May 28, 2019 News
The University of Guyana Council, at a special meeting held on May 23, determined that Vice-Chancellor, Professor Ivelaw Griffith, C.C.H., should proceed on his terminal leave in accordance with the terms and conditions of his contract with effect from May 28, 2019.
In this regard, the Council directed that Deputy Vice-Chancellor, Academic Engagement, Professor Michael Scott, perform the functions of Vice-Chancellor (acting) for the period May 28, 2019 to June 13, 2019.
This recent development has left the University unions feeling vindicated. The unions – the University of Guyana Workers Union and the University of Guyana Senior Staff Association – in a statement indicated as much.
“The University of Guyana Unions feel that their stances have been vindicated with the two important decisions taken by the University’s Council on Thursday 23rd May.”

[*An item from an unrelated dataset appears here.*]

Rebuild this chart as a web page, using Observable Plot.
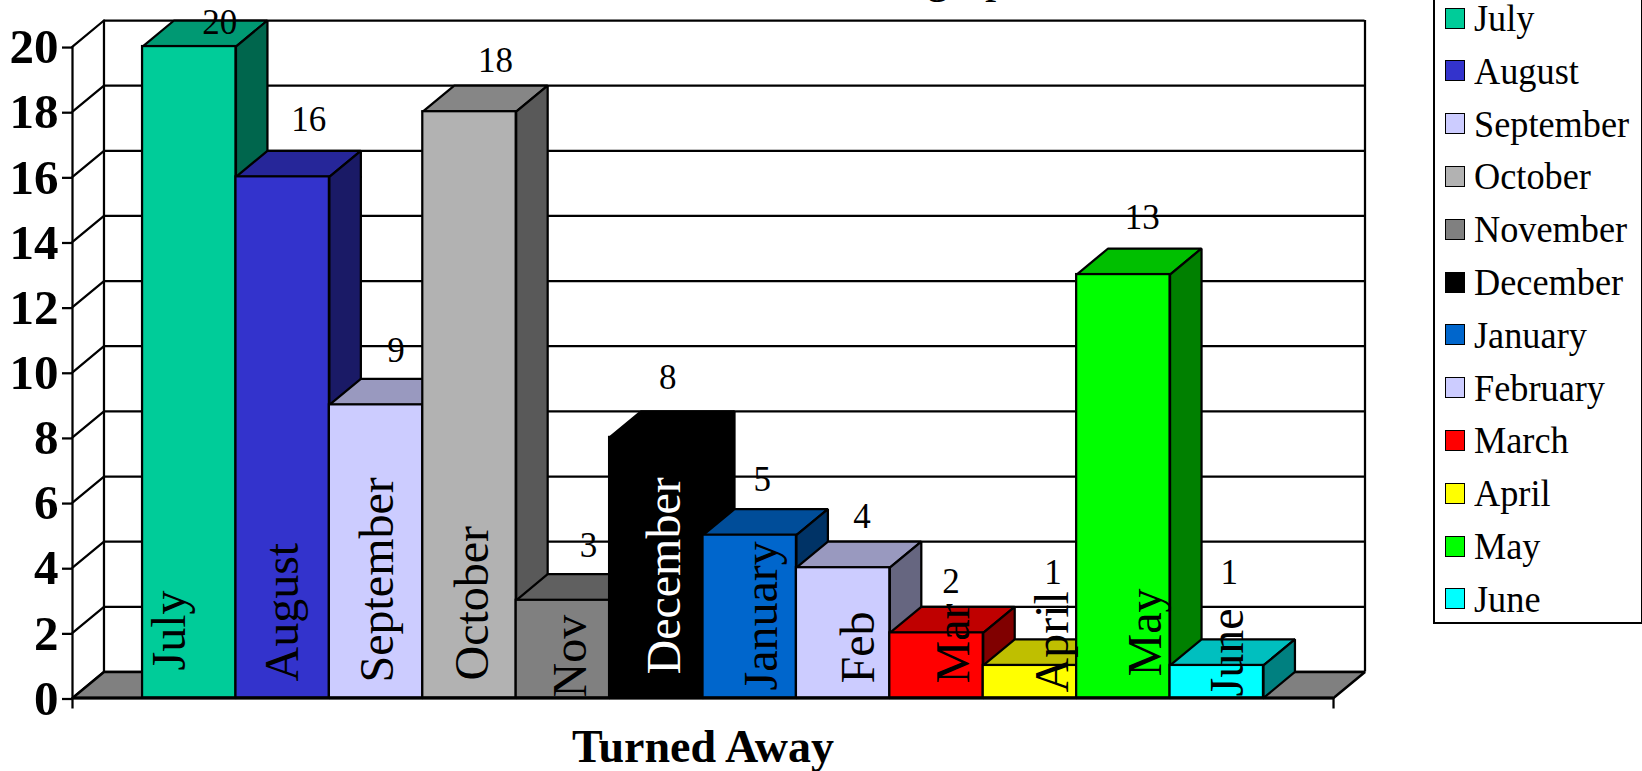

The other decision to which the unions refer was one in relation to the Vice-Chancellor’s request to be considered for a new contract. The unions disclosed that Council after prolonged debate decided that an evaluation must be done before any decision is made about either award or non-award of the contract.
“We had always noted that the University’s practice is to allow persons to proceed on leave, with exceptions being allowed in certain fairly rare instances. Usually payment in lieu of leave would be done at the University’s request and in keeping with its needs and the availability of funds. The first Council decision of 15th April was therefore entirely proper,” the unions added.
Continuing, the union bodies said, “The round robin fiasco represented an attempt to overturn the correct decision. We are therefore grateful that in the end, Council recognised the error involved in the directive to allow the Vice-Chancellor to be paid and to remain on the job.”
The unions however shared their disappointment that the debacle has cost the University even more.
“We now have to pay the Vice-Chancellor even more than we would have paid if he had proceeded on leave on 13th May. The round robin resulted in the cash-strapped University most likely having to pay over one million dollars to the Vice-Chancellor.”
However, an administrative official, when contacted by this publication, indicated that the amount could be much smaller.
The unions went on to share that “Our principle with regard to the Vice-Chancellor’s contract has been that the award of any new contract should only take place after an evaluation of his performance has been undertaken. We have been advocating for years for the evaluation of the senior members of the administration. To our knowledge, none has ever taken place of the current set of administrators, though we believe new contracts have been awarded to some of them.”
In the interest of accountability, the unions said too that, “the University can learn from the tenure of any senior administrator, this practice should become standard. We are pleased that the University Council has also moved to establish that evaluation should become a routine aspect of any Vice-Chancellor’s tenure”.
But disappointed, the unions said, “We are aware that there are members of Council who do not seem to yet grasp these principles, or if they do, did not seem to want them applied in the case of the Vice-Chancellor.”
Regarding the state of affairs as unfortunate, the unions added, “We shall not cease our relentless advocacy of these principles, and we hope that these members of Council will be able to fully endorse them in the future.”